▶ **Data segment**
──────────────────────────────

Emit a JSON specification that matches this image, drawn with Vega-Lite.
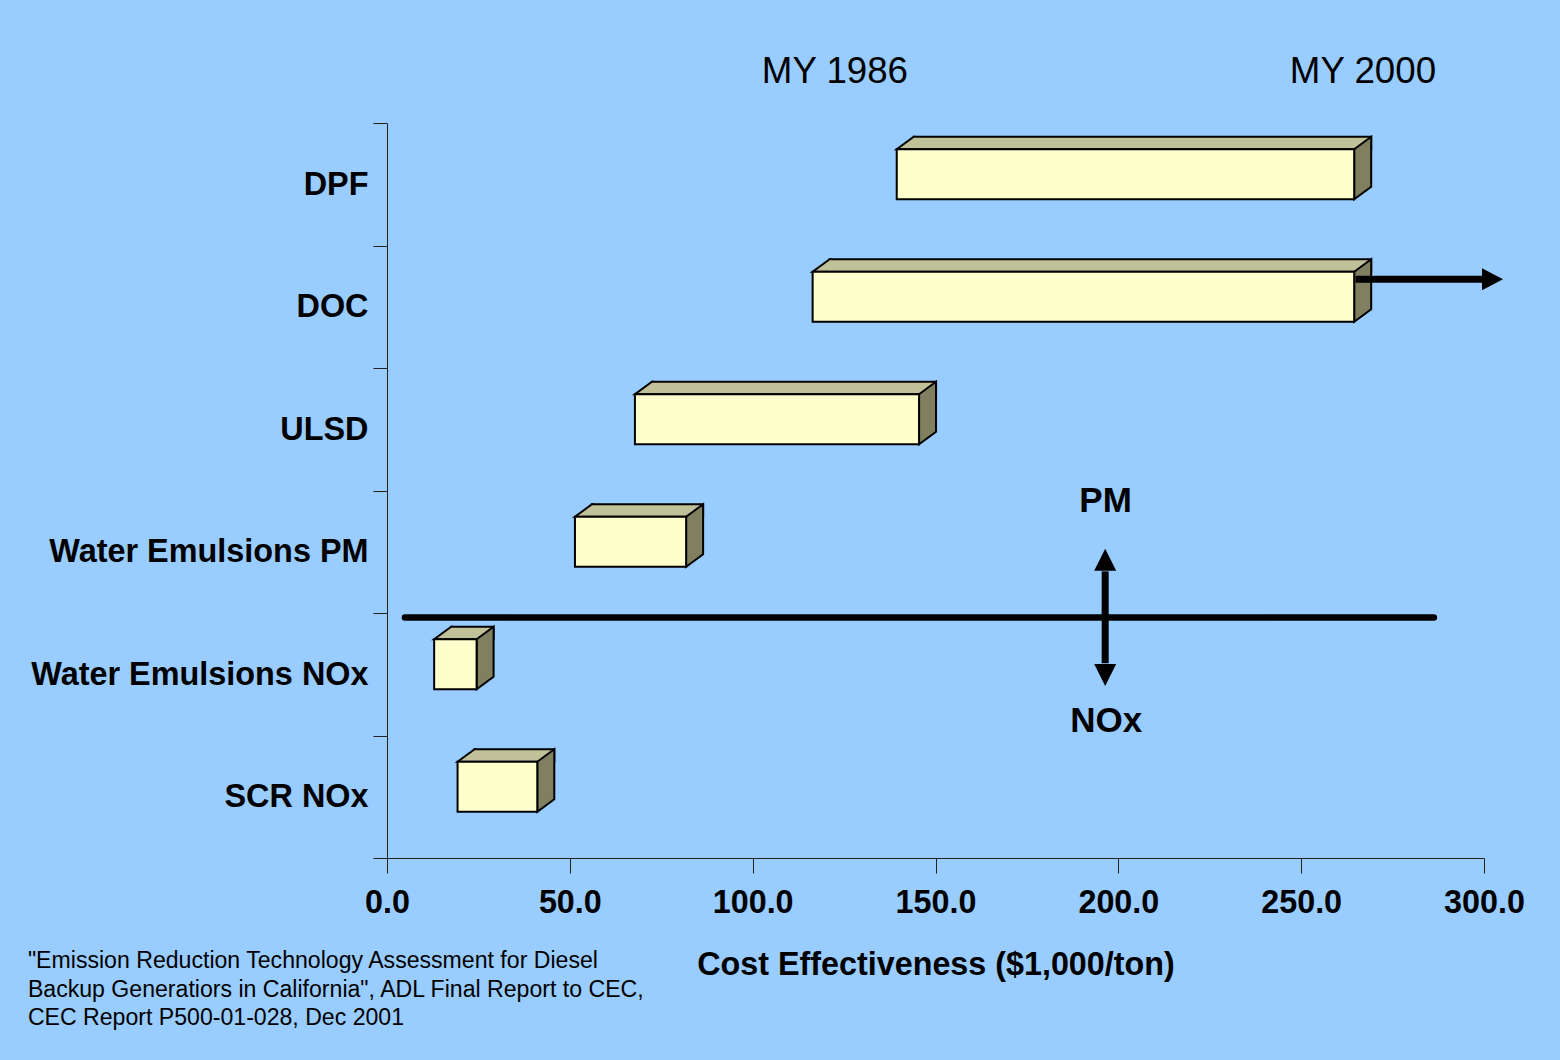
{
  "$schema": "https://vega.github.io/schema/vega-lite/v6.json",
  "width": 1097,
  "height": 735,
  "autosize": {"type": "none"},
  "padding": {"left": 387, "top": 123, "right": 76, "bottom": 202},
  "background": "#99CCFF",
  "config": {
    "view": {"stroke": null},
    "font": "Liberation Sans",
    "axisX": {
      "labelFontSize": 32.3, "labelFontWeight": "bold", "labelColor": "black",
      "tickSize": 15, "tickColor": "#222", "domainColor": "#222", "domainWidth": 1, "tickWidth": 1,
      "labelPadding": 13, "grid": false, "labelFlush": false, "labelOverlap": false, "labelBound": false,
      "titleFontSize": 32.3, "titleFontWeight": "bold", "titleColor": "black", "titlePadding": 30
    },
    "axisY": {
      "labelFontSize": 32.4, "labelFontWeight": "bold", "labelColor": "black",
      "tickSize": 14, "tickColor": "#222", "domainColor": "#222", "domainWidth": 1, "tickWidth": 1,
      "labelPadding": 5, "grid": false, "tickBand": "extent", "labelLimit": 600
    }
  },
  "datasets": {
    "bars": [
      {"tech": "DPF", "start": 139.4, "end": 264.5},
      {"tech": "DOC", "start": 116.4, "end": 264.5},
      {"tech": "ULSD", "start": 67.8, "end": 145.5},
      {"tech": "Water Emulsions PM", "start": 51.4, "end": 81.8},
      {"tech": "Water Emulsions NOx", "start": 12.9, "end": 24.5},
      {"tech": "SCR NOx", "start": 19.3, "end": 41.1}
    ],
    "hlines": [
      {"x": 4.9, "x2": 286.3, "y": 4.037}
    ],
    "shafts": [
      {"x": 196.4, "x2": 196.4, "y": 3.66, "y2": 4.41},
      {"x": 264.9, "x2": 299.6, "y": 1.276, "y2": 1.276}
    ],
    "heads": [
      {"dir": "up", "x": 196.4, "y": 3.655},
      {"dir": "down", "x": 196.4, "y": 4.416},
      {"dir": "right", "x": 299.45, "y": 1.276}
    ],
    "years": [
      {"label": "MY 1986", "x": 122.5, "y": -0.413},
      {"label": "MY 2000", "x": 266.9, "y": -0.413}
    ],
    "split": [
      {"label": "PM", "x": 196.5, "y": 3.086},
      {"label": "NOx", "x": 196.7, "y": 4.878}
    ],
    "source": [
      {"label": "\"Emission Reduction Technology Assessment for Diesel", "x": -98.2, "y": 6.841},
      {"label": "Backup Generatiors in California\", ADL Final Report to CEC,", "x": -98.2, "y": 7.078},
      {"label": "CEC Report P500-01-028, Dec 2001", "x": -98.2, "y": 7.306}
    ]
  },
  "layer": [
    {
      "data": {"name": "bars"},
      "encoding": {
        "y": {
          "field": "tech", "type": "nominal", "title": null,
          "scale": {"domain": ["DPF", "DOC", "ULSD", "Water Emulsions PM", "Water Emulsions NOx", "SCR NOx"], "paddingInner": 0, "paddingOuter": 0}
        }
      },
      "layer": [
        {
          "mark": {"type": "bar", "height": 12.5, "yOffset": -41.25, "xOffset": 17, "x2Offset": 17, "fill": "#C0C099", "stroke": "black", "strokeWidth": 2},
          "encoding": {
            "x": {"field": "start", "type": "quantitative", "title": "Cost Effectiveness ($1,000/ton)",
                  "scale": {"domain": [0, 300], "nice": false, "zero": false},
                  "axis": {"values": [0, 50, 100, 150, 200, 250, 300], "format": ".1f"}},
            "x2": {"field": "end"}
          }
        },
        {
          "mark": {"type": "point", "shape": "M19,-35 L0,-35 L17,-47.5 L19,-47.5", "size": 4, "filled": true, "fill": "#C0C099", "stroke": "black", "strokeWidth": 2, "opacity": 1, "strokeJoin": "miter"},
          "encoding": {
            "x": {"field": "start", "type": "quantitative", "title": "Cost Effectiveness ($1,000/ton)"}
          }
        },
        {
          "mark": {"type": "point", "shape": "M0,-35 L17,-47.5 L17,2.5 L0,15 Z", "size": 4, "filled": true, "fill": "#808060", "stroke": "black", "strokeWidth": 2, "opacity": 1, "strokeJoin": "miter"},
          "encoding": {
            "x": {"field": "end", "type": "quantitative", "title": "Cost Effectiveness ($1,000/ton)"}
          }
        },
        {
          "mark": {"type": "bar", "height": 50, "yOffset": -10, "fill": "#FFFFCC", "stroke": "black", "strokeWidth": 2},
          "encoding": {
            "x": {"field": "start", "type": "quantitative", "title": "Cost Effectiveness ($1,000/ton)"},
            "x2": {"field": "end"}
          }
        }
      ]
    },
    {
      "encoding": {
        "y": {"field": "y", "type": "quantitative", "axis": null, "scale": {"domain": [0, 6], "reverse": true, "nice": false, "zero": false}}
      },
      "layer": [
        {
          "data": {"name": "hlines"},
          "mark": {"type": "rule", "strokeWidth": 6.5, "strokeCap": "round", "color": "black"},
          "encoding": {
            "x": {"field": "x", "type": "quantitative", "title": "Cost Effectiveness ($1,000/ton)"},
            "x2": {"field": "x2"}
          }
        },
        {
          "data": {"name": "shafts"},
          "mark": {"type": "rule", "strokeWidth": 7, "strokeCap": "butt", "color": "black"},
          "encoding": {
            "x": {"field": "x", "type": "quantitative", "title": "Cost Effectiveness ($1,000/ton)"},
            "x2": {"field": "x2"},
            "y2": {"field": "y2"}
          }
        },
        {
          "data": {"name": "heads"},
          "mark": {"type": "point", "size": 4, "filled": true, "color": "black", "opacity": 1},
          "encoding": {
            "x": {"field": "x", "type": "quantitative", "title": "Cost Effectiveness ($1,000/ton)"},
            "shape": {"field": "dir", "type": "nominal", "legend": null,
                      "scale": {"domain": ["up", "down", "right"], "range": ["M-11,0 L0,-22 L11,0 Z", "M-11,0 L0,22 L11,0 Z", "M0,-11 L21,0 L0,11 Z"]}}
          }
        },
        {
          "data": {"name": "years"},
          "mark": {"type": "text", "fontSize": 36.7, "color": "black", "align": "center", "baseline": "middle"},
          "encoding": {
            "x": {"field": "x", "type": "quantitative", "title": "Cost Effectiveness ($1,000/ton)"},
            "text": {"field": "label"}
          }
        },
        {
          "data": {"name": "split"},
          "mark": {"type": "text", "fontSize": 35, "fontWeight": "bold", "color": "black", "align": "center", "baseline": "middle"},
          "encoding": {
            "x": {"field": "x", "type": "quantitative", "title": "Cost Effectiveness ($1,000/ton)"},
            "text": {"field": "label"}
          }
        },
        {
          "data": {"name": "source"},
          "mark": {"type": "text", "fontSize": 23.1, "color": "black", "align": "left", "baseline": "middle"},
          "encoding": {
            "x": {"field": "x", "type": "quantitative", "title": "Cost Effectiveness ($1,000/ton)"},
            "text": {"field": "label"}
          }
        }
      ]
    }
  ],
  "resolve": {"scale": {"y": "independent"}, "axis": {"y": "independent"}}
}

──────────────────────────────

▶ **Set exercise**
Give back the whole listing as it stands, minus its pictures.

▶ **Result**
Emit a JSON specification that matches this image, drawn with Vega-Lite.
{
  "$schema": "https://vega.github.io/schema/vega-lite/v6.json",
  "width": 1097,
  "height": 735,
  "autosize": {"type": "none"},
  "padding": {"left": 387, "top": 123, "right": 76, "bottom": 202},
  "background": "#99CCFF",
  "config": {
    "view": {"stroke": null},
    "font": "Liberation Sans",
    "axisX": {
      "labelFontSize": 32.3, "labelFontWeight": "bold", "labelColor": "black",
      "tickSize": 15, "tickColor": "#222", "domainColor": "#222", "domainWidth": 1, "tickWidth": 1,
      "labelPadding": 13, "grid": false, "labelFlush": false, "labelOverlap": false, "labelBound": false,
      "titleFontSize": 32.3, "titleFontWeight": "bold", "titleColor": "black", "titlePadding": 30
    },
    "axisY": {
      "labelFontSize": 32.4, "labelFontWeight": "bold", "labelColor": "black",
      "tickSize": 14, "tickColor": "#222", "domainColor": "#222", "domainWidth": 1, "tickWidth": 1,
      "labelPadding": 5, "grid": false, "tickBand": "extent", "labelLimit": 600
    }
  },
  "datasets": {
    "bars": [
      {"tech": "DPF", "start": 139.4, "end": 264.5},
      {"tech": "DOC", "start": 116.4, "end": 264.5},
      {"tech": "ULSD", "start": 67.8, "end": 145.5},
      {"tech": "Water Emulsions PM", "start": 51.4, "end": 81.8},
      {"tech": "Water Emulsions NOx", "start": 12.9, "end": 24.5},
      {"tech": "SCR NOx", "start": 19.3, "end": 41.1}
    ],
    "hlines": [
      {"x": 4.9, "x2": 286.3, "y": 4.037}
    ],
    "shafts": [
      {"x": 196.4, "x2": 196.4, "y": 3.66, "y2": 4.41},
      {"x": 264.9, "x2": 299.6, "y": 1.276, "y2": 1.276}
    ],
    "heads": [
      {"dir": "up", "x": 196.4, "y": 3.655},
      {"dir": "down", "x": 196.4, "y": 4.416},
      {"dir": "right", "x": 299.45, "y": 1.276}
    ],
    "years": [
      {"label": "MY 1986", "x": 122.5, "y": -0.413},
      {"label": "MY 2000", "x": 266.9, "y": -0.413}
    ],
    "split": [
      {"label": "PM", "x": 196.5, "y": 3.086},
      {"label": "NOx", "x": 196.7, "y": 4.878}
    ],
    "source": [
      {"label": "\"Emission Reduction Technology Assessment for Diesel", "x": -98.2, "y": 6.841},
      {"label": "Backup Generatiors in California\", ADL Final Report to CEC,", "x": -98.2, "y": 7.078},
      {"label": "CEC Report P500-01-028, Dec 2001", "x": -98.2, "y": 7.306}
    ]
  },
  "layer": [
    {
      "data": {"name": "bars"},
      "encoding": {
        "y": {
          "field": "tech", "type": "nominal", "title": null,
          "scale": {"domain": ["DPF", "DOC", "ULSD", "Water Emulsions PM", "Water Emulsions NOx", "SCR NOx"], "paddingInner": 0, "paddingOuter": 0}
        }
      },
      "layer": [
        {
          "mark": {"type": "bar", "height": 12.5, "yOffset": -41.25, "xOffset": 17, "x2Offset": 17, "fill": "#C0C099", "stroke": "black", "strokeWidth": 2},
          "encoding": {
            "x": {"field": "start", "type": "quantitative", "title": "Cost Effectiveness ($1,000/ton)",
                  "scale": {"domain": [0, 300], "nice": false, "zero": false},
                  "axis": {"values": [0, 50, 100, 150, 200, 250, 300], "format": ".1f"}},
            "x2": {"field": "end"}
          }
        },
        {
          "mark": {"type": "point", "shape": "M19,-35 L0,-35 L17,-47.5 L19,-47.5", "size": 4, "filled": true, "fill": "#C0C099", "stroke": "black", "strokeWidth": 2, "opacity": 1, "strokeJoin": "miter"},
          "encoding": {
            "x": {"field": "start", "type": "quantitative", "title": "Cost Effectiveness ($1,000/ton)"}
          }
        },
        {
          "mark": {"type": "point", "shape": "M0,-35 L17,-47.5 L17,2.5 L0,15 Z", "size": 4, "filled": true, "fill": "#808060", "stroke": "black", "strokeWidth": 2, "opacity": 1, "strokeJoin": "miter"},
          "encoding": {
            "x": {"field": "end", "type": "quantitative", "title": "Cost Effectiveness ($1,000/ton)"}
          }
        },
        {
          "mark": {"type": "bar", "height": 50, "yOffset": -10, "fill": "#FFFFCC", "stroke": "black", "strokeWidth": 2},
          "encoding": {
            "x": {"field": "start", "type": "quantitative", "title": "Cost Effectiveness ($1,000/ton)"},
            "x2": {"field": "end"}
          }
        }
      ]
    },
    {
      "encoding": {
        "y": {"field": "y", "type": "quantitative", "axis": null, "scale": {"domain": [0, 6], "reverse": true, "nice": false, "zero": false}}
      },
      "layer": [
        {
          "data": {"name": "hlines"},
          "mark": {"type": "rule", "strokeWidth": 6.5, "strokeCap": "round", "color": "black"},
          "encoding": {
            "x": {"field": "x", "type": "quantitative", "title": "Cost Effectiveness ($1,000/ton)"},
            "x2": {"field": "x2"}
          }
        },
        {
          "data": {"name": "shafts"},
          "mark": {"type": "rule", "strokeWidth": 7, "strokeCap": "butt", "color": "black"},
          "encoding": {
            "x": {"field": "x", "type": "quantitative", "title": "Cost Effectiveness ($1,000/ton)"},
            "x2": {"field": "x2"},
            "y2": {"field": "y2"}
          }
        },
        {
          "data": {"name": "heads"},
          "mark": {"type": "point", "size": 4, "filled": true, "color": "black", "opacity": 1},
          "encoding": {
            "x": {"field": "x", "type": "quantitative", "title": "Cost Effectiveness ($1,000/ton)"},
            "shape": {"field": "dir", "type": "nominal", "legend": null,
                      "scale": {"domain": ["up", "down", "right"], "range": ["M-11,0 L0,-22 L11,0 Z", "M-11,0 L0,22 L11,0 Z", "M0,-11 L21,0 L0,11 Z"]}}
          }
        },
        {
          "data": {"name": "years"},
          "mark": {"type": "text", "fontSize": 36.7, "color": "black", "align": "center", "baseline": "middle"},
          "encoding": {
            "x": {"field": "x", "type": "quantitative", "title": "Cost Effectiveness ($1,000/ton)"},
            "text": {"field": "label"}
          }
        },
        {
          "data": {"name": "split"},
          "mark": {"type": "text", "fontSize": 35, "fontWeight": "bold", "color": "black", "align": "center", "baseline": "middle"},
          "encoding": {
            "x": {"field": "x", "type": "quantitative", "title": "Cost Effectiveness ($1,000/ton)"},
            "text": {"field": "label"}
          }
        },
        {
          "data": {"name": "source"},
          "mark": {"type": "text", "fontSize": 23.1, "color": "black", "align": "left", "baseline": "middle"},
          "encoding": {
            "x": {"field": "x", "type": "quantitative", "title": "Cost Effectiveness ($1,000/ton)"},
            "text": {"field": "label"}
          }
        }
      ]
    }
  ],
  "resolve": {"scale": {"y": "independent"}, "axis": {"y": "independent"}}
}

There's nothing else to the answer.